Records with drawing code
----

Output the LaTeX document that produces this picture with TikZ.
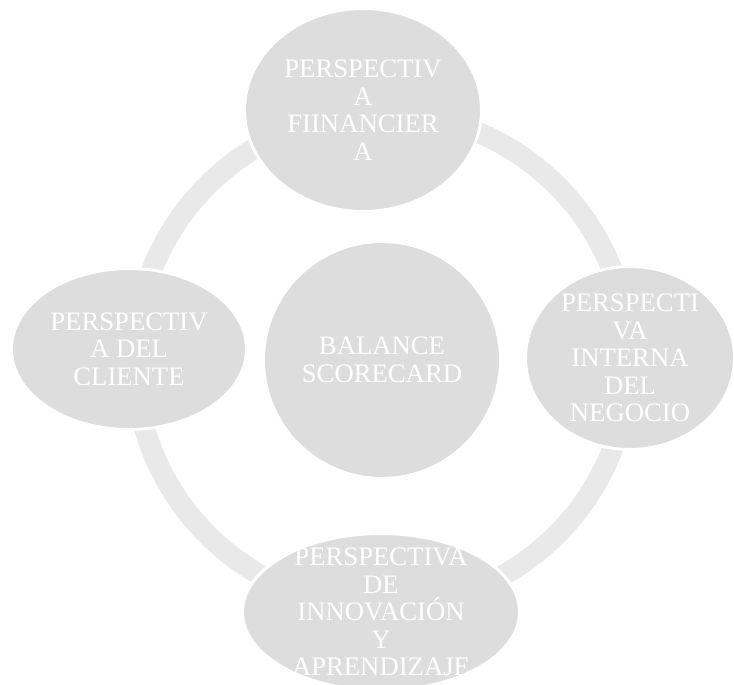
\documentclass[tikz,border=0pt]{standalone}
\usepackage{fontspec}
\setmainfont{Liberation Serif}
\usetikzlibrary{shapes.geometric}
\definecolor{bubblegray}{RGB}{221,221,221}
\definecolor{ringgray}{RGB}{233,233,233}

\begin{document}
\begin{tikzpicture}[x=1pt, y=-1pt,
    bubble/.style={ellipse, draw=white, line width=3pt, fill=bubblegray, inner sep=0pt},
    words/.style={text=white, align=center, inner sep=0pt,
                  font=\fontsize{26.7}{27.6}\selectfont},
    ring/.style={draw=ringgray, line width=21pt}]

\useasboundingbox (0,0) rectangle (734,685);

% Ring behind everything
\coordinate (mid) at (382,360);
\draw[ring] (mid) circle[radius=247pt];

% Centre
\node[bubble, circle, minimum size=237pt] (hub) at (mid) {};
\node[words] (hubtext) at (hub.center) {BALANCE\\SCORECARD};

% Perspectives
\node[bubble, minimum width=237pt, minimum height=203pt] (fin) at (363,110) {};
\node[words] (fintext) at (fin.center) {PERSPECTIV\\A\\FIINANCIER\\A};

\node[bubble, minimum width=209pt, minimum height=183pt] (proc) at (630,358) {};
\node[words] (proctext) at (proc.center) {PERSPECTI\\VA\\INTERNA\\DEL\\NEGOCIO};

\node[bubble, minimum width=277pt, minimum height=157pt] (learn) at (381,612) {};
\node[words] (learntext) at (learn.center) {PERSPECTIVA\\DE\\INNOVACIÓN\\Y\\APRENDIZAJE};

\node[bubble, minimum width=235pt, minimum height=161pt] (cust) at (129,349) {};
\node[words] (custtext) at (cust.center) {PERSPECTIV\\A DEL\\CLIENTE};
\end{tikzpicture}
\end{document}
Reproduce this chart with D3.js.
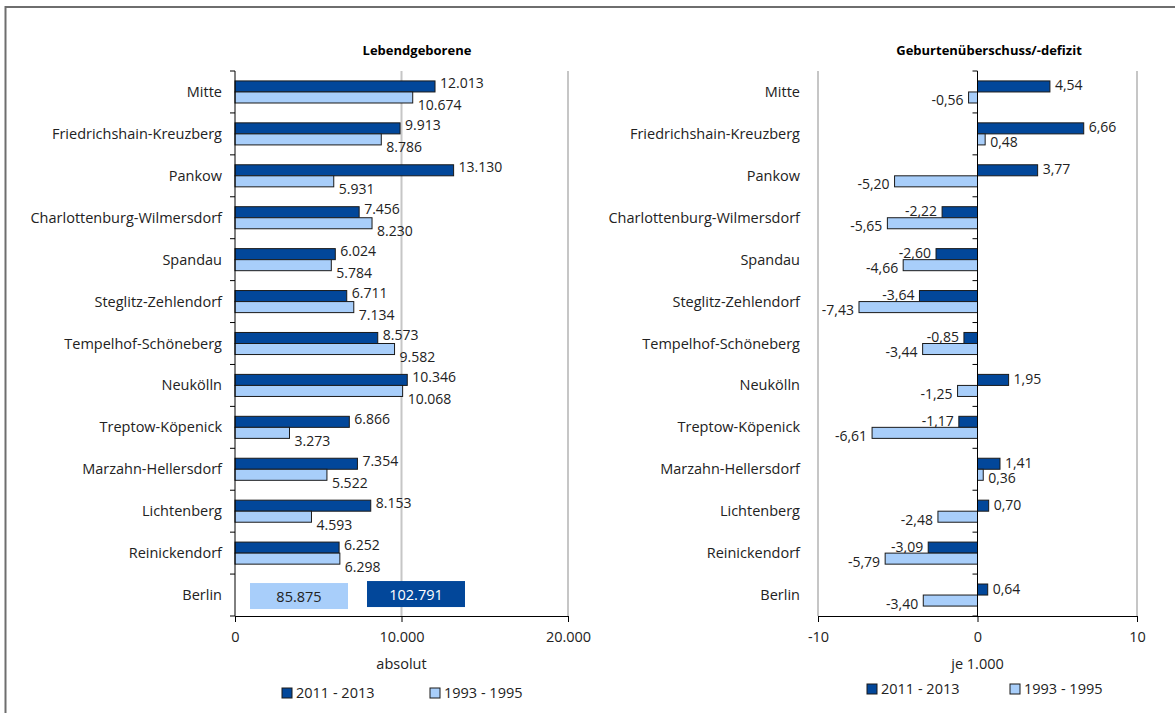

----

_WRITTEN REQUEST_: Copy the whole of the material above exactly, but not its images.

_SOLUTION FOR THIS PROBLEM_:
Output the LaTeX document that produces this picture with TikZ.
\documentclass[tikz,border=0pt]{standalone}
\usepackage{fontspec}
\setmainfont{Liberation Serif}
\usetikzlibrary{shapes.geometric}
\definecolor{bubblegray}{RGB}{221,221,221}
\definecolor{ringgray}{RGB}{233,233,233}

\begin{document}
\begin{tikzpicture}[x=1pt, y=-1pt,
    bubble/.style={ellipse, draw=white, line width=3pt, fill=bubblegray, inner sep=0pt},
    words/.style={text=white, align=center, inner sep=0pt,
                  font=\fontsize{26.7}{27.6}\selectfont},
    ring/.style={draw=ringgray, line width=21pt}]

\useasboundingbox (0,0) rectangle (734,685);

% Ring behind everything
\coordinate (mid) at (382,360);
\draw[ring] (mid) circle[radius=247pt];

% Centre
\node[bubble, circle, minimum size=237pt] (hub) at (mid) {};
\node[words] (hubtext) at (hub.center) {BALANCE\\SCORECARD};

% Perspectives
\node[bubble, minimum width=237pt, minimum height=203pt] (fin) at (363,110) {};
\node[words] (fintext) at (fin.center) {PERSPECTIV\\A\\FIINANCIER\\A};

\node[bubble, minimum width=209pt, minimum height=183pt] (proc) at (630,358) {};
\node[words] (proctext) at (proc.center) {PERSPECTI\\VA\\INTERNA\\DEL\\NEGOCIO};

\node[bubble, minimum width=277pt, minimum height=157pt] (learn) at (381,612) {};
\node[words] (learntext) at (learn.center) {PERSPECTIVA\\DE\\INNOVACIÓN\\Y\\APRENDIZAJE};

\node[bubble, minimum width=235pt, minimum height=161pt] (cust) at (129,349) {};
\node[words] (custtext) at (cust.center) {PERSPECTIV\\A DEL\\CLIENTE};
\end{tikzpicture}
\end{document}
Reproduce this chart with D3.js.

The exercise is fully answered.